Conclusion: What We Learned
After building and testing this linear regression model, I can honestly say it performed about as well as I expected - which is to say, modestly. With a 27.3% accuracy rate within 2 points and 63.3% within 5 points, it's better than random guessing but far from the precision most fantasy players hope for.
The model explained only 35% of the variance in fantasy performance during validation, meaning 65% of what determines fantasy success remains unexplained by recent performance and position. This aligns with what experienced fantasy players know intuitively: football is chaotic, and individual game performance depends on countless factors our simple model couldn't capture.
Key Insights:
- Historical performance matters, but 3-game averages are more predictive than single games
- Position significantly impacts scoring expectations, with QBs having the highest baseline
- The model struggles most with extreme performances - both breakouts and busts
- Tight ends are surprisingly predictable; running backs are wildly volatile
What Parlay Savant Did Well: The tool eliminated all the technical friction that usually derails sports analytics projects. I didn't write a single line of SQL or debug data loading issues.

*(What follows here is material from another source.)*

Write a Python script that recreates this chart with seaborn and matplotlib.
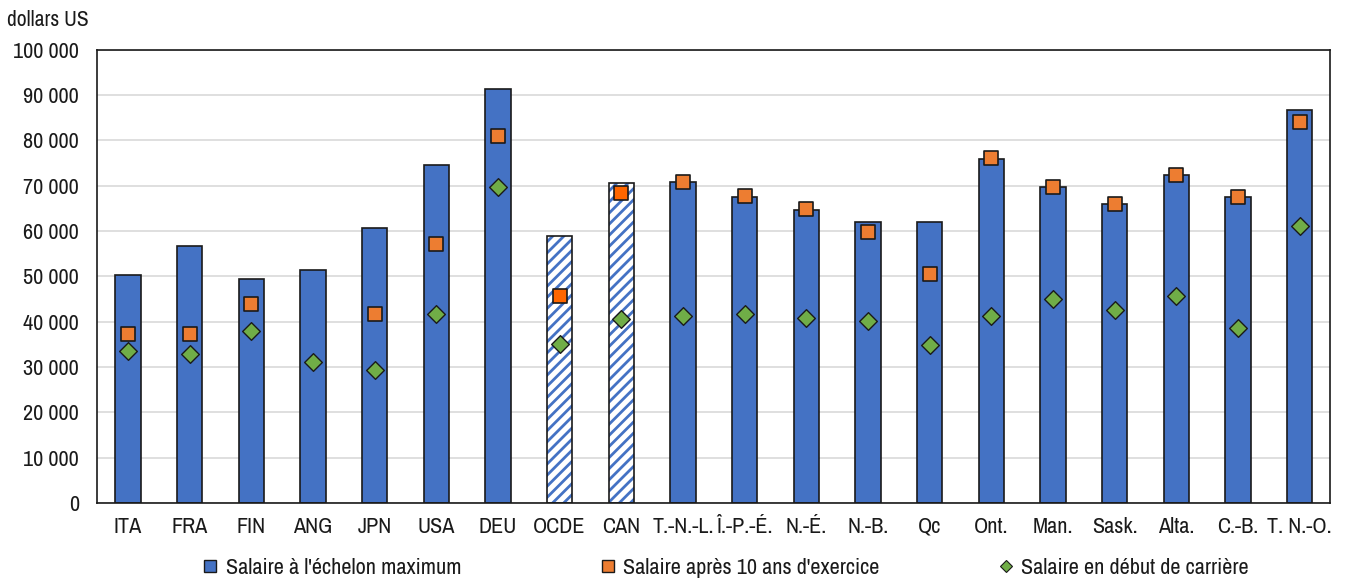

The automatic feature engineering (rolling averages, position encoding) was sophisticated and appropriate. Most importantly, it made the entire process accessible without sacrificing statistical rigor.
Potential Improvements: A more sophisticated model might include opponent strength, weather conditions, injury reports, or game script predictions. Advanced algorithms like random forests or neural networks could capture non-linear relationships our linear model missed. However, the fundamental challenge remains: football contains significant randomness that no model can fully eliminate.
The brutal truth is that even professional analysts with million-dollar budgets struggle to predict fantasy performance with high accuracy. Our simple model's 63% accuracy within 5 points is actually competitive with more complex approaches. Sometimes the most valuable lesson in sports analytics is learning to respect the limits of prediction while still finding edges where they exist.